WHAT YOU ARE ASKED TO DO:
Transcribe exactly the lines from the one containing "Generate a Python" through the one containing "1.6, 0.03, 1e-5]", both included, and leave out any pictures.

>> begin DATA SHOWN

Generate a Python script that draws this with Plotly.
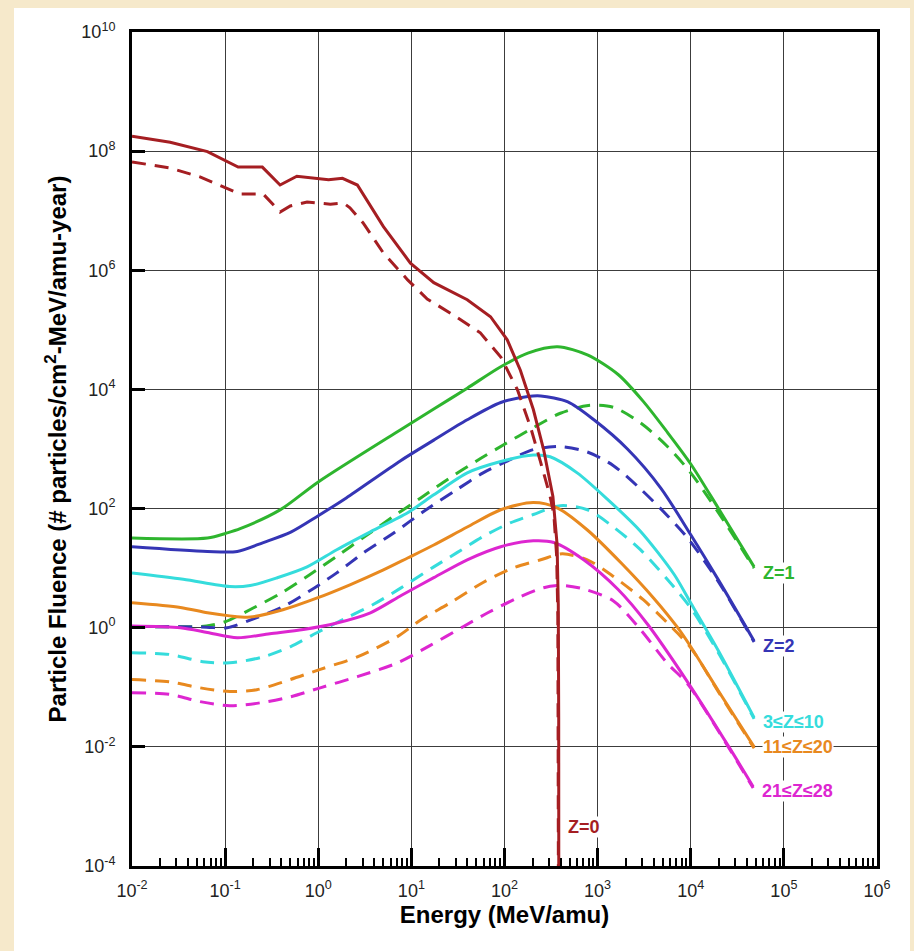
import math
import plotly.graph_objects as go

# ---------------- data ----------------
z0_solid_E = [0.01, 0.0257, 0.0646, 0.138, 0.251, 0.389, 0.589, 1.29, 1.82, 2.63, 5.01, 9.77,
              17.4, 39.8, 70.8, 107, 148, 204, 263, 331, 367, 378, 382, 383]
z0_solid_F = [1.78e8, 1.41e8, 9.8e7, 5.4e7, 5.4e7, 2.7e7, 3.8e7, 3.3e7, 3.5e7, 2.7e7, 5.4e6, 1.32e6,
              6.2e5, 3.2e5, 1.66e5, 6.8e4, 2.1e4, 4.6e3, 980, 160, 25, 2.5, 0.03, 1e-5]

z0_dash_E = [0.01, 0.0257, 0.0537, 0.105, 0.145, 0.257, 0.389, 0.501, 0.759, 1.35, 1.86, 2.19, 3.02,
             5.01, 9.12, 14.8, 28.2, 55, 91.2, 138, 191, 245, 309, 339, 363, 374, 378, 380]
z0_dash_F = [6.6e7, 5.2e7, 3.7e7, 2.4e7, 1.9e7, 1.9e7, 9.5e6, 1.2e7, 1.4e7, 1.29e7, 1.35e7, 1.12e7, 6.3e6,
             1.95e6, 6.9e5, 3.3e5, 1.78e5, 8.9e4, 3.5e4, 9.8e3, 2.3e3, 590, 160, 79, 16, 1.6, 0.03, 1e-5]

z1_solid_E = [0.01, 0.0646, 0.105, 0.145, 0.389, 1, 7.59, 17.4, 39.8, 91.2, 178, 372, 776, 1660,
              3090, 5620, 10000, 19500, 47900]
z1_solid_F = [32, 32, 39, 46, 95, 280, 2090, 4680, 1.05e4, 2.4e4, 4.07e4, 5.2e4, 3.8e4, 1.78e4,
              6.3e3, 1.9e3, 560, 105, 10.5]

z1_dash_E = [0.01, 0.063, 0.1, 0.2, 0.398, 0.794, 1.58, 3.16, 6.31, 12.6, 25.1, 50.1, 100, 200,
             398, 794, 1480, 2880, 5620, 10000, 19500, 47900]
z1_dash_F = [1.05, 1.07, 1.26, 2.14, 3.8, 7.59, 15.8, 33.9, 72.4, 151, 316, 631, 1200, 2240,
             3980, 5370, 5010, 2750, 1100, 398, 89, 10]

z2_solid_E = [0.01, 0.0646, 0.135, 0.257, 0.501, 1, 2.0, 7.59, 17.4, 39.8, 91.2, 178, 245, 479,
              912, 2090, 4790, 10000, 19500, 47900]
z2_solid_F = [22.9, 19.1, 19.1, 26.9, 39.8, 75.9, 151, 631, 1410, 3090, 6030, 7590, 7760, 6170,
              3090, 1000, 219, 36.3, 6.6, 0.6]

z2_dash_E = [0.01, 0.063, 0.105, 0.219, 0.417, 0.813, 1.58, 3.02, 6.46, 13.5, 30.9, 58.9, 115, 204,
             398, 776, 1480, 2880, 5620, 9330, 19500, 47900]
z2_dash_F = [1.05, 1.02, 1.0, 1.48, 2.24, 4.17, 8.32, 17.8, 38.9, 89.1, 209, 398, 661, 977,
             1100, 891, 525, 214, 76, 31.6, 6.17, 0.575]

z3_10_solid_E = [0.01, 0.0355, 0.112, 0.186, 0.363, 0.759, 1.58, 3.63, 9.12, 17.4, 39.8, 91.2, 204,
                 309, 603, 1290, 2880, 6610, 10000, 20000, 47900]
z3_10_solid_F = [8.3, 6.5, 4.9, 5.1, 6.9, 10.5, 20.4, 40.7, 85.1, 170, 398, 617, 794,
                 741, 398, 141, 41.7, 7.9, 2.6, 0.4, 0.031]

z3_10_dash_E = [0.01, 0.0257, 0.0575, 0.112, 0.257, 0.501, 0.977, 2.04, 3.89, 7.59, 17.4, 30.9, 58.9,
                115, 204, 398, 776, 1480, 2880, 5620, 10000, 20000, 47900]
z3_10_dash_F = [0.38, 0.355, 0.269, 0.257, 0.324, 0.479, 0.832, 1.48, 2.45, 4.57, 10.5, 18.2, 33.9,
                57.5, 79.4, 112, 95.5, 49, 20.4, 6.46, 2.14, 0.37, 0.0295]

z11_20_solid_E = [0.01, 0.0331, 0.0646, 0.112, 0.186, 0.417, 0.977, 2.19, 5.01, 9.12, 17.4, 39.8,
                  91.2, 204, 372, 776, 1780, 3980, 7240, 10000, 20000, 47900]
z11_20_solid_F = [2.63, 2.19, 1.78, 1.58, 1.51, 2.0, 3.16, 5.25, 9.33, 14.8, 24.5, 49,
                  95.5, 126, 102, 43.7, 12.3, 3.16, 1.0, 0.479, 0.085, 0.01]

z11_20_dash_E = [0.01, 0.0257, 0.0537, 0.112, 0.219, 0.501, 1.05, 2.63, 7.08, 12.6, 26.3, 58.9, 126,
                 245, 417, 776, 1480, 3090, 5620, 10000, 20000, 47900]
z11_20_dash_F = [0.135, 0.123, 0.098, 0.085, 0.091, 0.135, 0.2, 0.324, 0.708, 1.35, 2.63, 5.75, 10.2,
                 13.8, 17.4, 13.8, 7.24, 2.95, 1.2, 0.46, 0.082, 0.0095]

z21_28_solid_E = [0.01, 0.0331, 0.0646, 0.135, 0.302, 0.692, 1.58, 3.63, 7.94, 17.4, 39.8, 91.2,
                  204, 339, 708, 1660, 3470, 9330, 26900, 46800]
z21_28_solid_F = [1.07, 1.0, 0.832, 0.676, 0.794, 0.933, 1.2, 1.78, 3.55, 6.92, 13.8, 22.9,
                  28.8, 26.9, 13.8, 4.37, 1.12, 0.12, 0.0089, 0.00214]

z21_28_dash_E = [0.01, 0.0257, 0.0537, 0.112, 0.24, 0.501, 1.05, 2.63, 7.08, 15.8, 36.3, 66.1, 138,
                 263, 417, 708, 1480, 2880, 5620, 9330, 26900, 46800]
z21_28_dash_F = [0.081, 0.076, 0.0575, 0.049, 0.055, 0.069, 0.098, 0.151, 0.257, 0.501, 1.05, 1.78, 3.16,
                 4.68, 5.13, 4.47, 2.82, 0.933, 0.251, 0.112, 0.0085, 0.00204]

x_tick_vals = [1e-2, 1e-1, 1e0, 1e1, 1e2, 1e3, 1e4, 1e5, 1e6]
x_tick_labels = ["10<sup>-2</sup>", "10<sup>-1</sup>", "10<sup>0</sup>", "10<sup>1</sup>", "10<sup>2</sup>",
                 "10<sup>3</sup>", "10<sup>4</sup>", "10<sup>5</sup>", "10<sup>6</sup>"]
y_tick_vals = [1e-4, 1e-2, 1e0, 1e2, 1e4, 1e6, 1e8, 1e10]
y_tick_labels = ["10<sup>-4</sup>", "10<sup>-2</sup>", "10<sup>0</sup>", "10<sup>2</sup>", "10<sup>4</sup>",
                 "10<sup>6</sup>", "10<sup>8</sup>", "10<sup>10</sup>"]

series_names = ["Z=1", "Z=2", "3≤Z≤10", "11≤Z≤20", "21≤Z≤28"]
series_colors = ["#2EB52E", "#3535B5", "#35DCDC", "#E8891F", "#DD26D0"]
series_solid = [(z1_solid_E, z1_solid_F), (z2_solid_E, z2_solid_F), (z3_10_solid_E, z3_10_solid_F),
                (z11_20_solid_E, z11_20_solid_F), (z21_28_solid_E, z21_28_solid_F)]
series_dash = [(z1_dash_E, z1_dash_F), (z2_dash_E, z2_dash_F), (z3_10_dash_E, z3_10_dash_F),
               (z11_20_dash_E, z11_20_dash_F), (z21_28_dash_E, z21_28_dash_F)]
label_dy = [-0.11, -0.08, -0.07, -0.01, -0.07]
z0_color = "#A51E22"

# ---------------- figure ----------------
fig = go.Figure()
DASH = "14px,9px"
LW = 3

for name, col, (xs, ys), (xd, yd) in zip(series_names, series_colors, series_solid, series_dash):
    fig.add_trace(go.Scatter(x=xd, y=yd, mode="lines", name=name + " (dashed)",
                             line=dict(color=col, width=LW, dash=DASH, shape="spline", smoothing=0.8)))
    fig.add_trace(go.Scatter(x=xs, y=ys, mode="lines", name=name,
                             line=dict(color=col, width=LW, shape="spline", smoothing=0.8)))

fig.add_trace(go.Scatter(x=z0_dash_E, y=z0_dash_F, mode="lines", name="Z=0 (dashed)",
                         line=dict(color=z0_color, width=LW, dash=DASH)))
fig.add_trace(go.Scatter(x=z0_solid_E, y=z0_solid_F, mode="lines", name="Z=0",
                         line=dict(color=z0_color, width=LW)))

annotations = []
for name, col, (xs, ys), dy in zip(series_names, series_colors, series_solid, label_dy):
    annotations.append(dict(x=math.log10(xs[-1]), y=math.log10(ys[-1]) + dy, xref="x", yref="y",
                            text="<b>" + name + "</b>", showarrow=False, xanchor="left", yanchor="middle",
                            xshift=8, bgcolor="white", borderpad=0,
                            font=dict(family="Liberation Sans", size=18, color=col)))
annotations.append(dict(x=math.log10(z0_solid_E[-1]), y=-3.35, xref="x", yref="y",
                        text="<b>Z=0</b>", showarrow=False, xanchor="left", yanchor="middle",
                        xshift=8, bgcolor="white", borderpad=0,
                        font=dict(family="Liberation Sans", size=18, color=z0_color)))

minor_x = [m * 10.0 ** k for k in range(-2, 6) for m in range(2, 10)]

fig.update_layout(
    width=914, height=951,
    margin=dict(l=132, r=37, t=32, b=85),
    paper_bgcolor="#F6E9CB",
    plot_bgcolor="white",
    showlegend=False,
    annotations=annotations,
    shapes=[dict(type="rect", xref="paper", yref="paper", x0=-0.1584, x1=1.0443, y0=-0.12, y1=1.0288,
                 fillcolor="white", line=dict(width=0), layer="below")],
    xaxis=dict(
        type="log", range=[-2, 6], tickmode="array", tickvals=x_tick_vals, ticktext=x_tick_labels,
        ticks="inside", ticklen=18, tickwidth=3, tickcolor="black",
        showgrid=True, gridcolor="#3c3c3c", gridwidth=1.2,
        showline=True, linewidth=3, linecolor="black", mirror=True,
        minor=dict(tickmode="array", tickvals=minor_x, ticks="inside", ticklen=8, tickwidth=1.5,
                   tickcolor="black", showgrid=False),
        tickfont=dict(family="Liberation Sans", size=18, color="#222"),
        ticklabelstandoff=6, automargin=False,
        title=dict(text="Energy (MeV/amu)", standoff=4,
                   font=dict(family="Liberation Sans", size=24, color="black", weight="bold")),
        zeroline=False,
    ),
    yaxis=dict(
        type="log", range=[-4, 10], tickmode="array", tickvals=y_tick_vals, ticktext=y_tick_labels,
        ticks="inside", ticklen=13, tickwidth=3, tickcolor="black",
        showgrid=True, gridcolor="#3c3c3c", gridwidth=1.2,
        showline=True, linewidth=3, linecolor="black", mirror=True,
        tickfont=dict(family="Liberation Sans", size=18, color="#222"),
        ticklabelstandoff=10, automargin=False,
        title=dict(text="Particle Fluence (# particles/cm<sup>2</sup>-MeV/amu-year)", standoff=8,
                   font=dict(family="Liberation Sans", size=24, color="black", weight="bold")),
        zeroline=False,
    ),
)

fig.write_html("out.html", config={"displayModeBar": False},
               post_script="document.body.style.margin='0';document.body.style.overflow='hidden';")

>> end DATA SHOWN
>> begin DATA SHOWN

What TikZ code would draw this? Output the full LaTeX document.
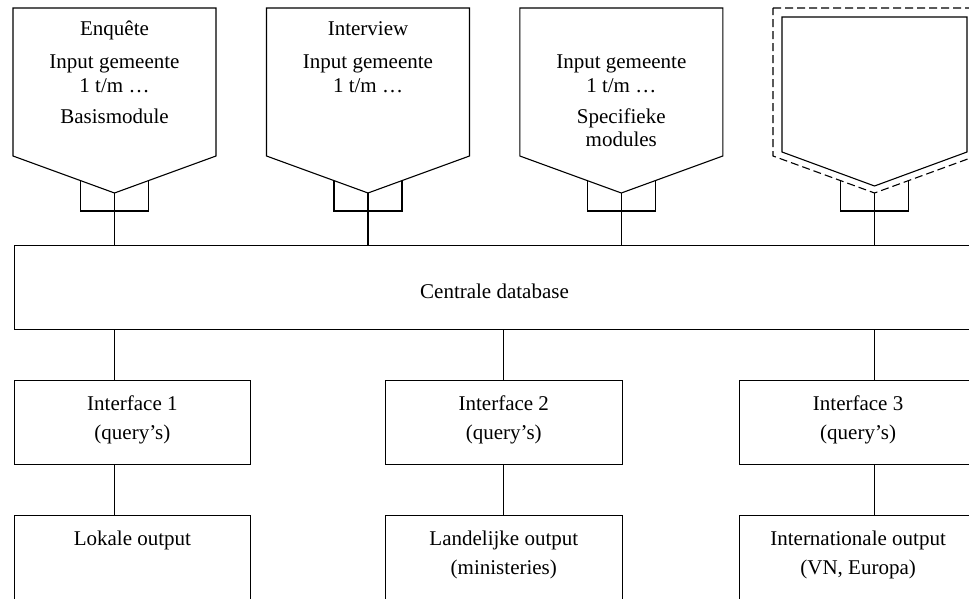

>> end DATA SHOWN

EXERCISE RESPONSE:
Generate a Python script that draws this with Plotly.
import math
import plotly.graph_objects as go

# ---------------- data ----------------
z0_solid_E = [0.01, 0.0257, 0.0646, 0.138, 0.251, 0.389, 0.589, 1.29, 1.82, 2.63, 5.01, 9.77,
              17.4, 39.8, 70.8, 107, 148, 204, 263, 331, 367, 378, 382, 383]
z0_solid_F = [1.78e8, 1.41e8, 9.8e7, 5.4e7, 5.4e7, 2.7e7, 3.8e7, 3.3e7, 3.5e7, 2.7e7, 5.4e6, 1.32e6,
              6.2e5, 3.2e5, 1.66e5, 6.8e4, 2.1e4, 4.6e3, 980, 160, 25, 2.5, 0.03, 1e-5]

z0_dash_E = [0.01, 0.0257, 0.0537, 0.105, 0.145, 0.257, 0.389, 0.501, 0.759, 1.35, 1.86, 2.19, 3.02,
             5.01, 9.12, 14.8, 28.2, 55, 91.2, 138, 191, 245, 309, 339, 363, 374, 378, 380]
z0_dash_F = [6.6e7, 5.2e7, 3.7e7, 2.4e7, 1.9e7, 1.9e7, 9.5e6, 1.2e7, 1.4e7, 1.29e7, 1.35e7, 1.12e7, 6.3e6,
             1.95e6, 6.9e5, 3.3e5, 1.78e5, 8.9e4, 3.5e4, 9.8e3, 2.3e3, 590, 160, 79, 16, 1.6, 0.03, 1e-5]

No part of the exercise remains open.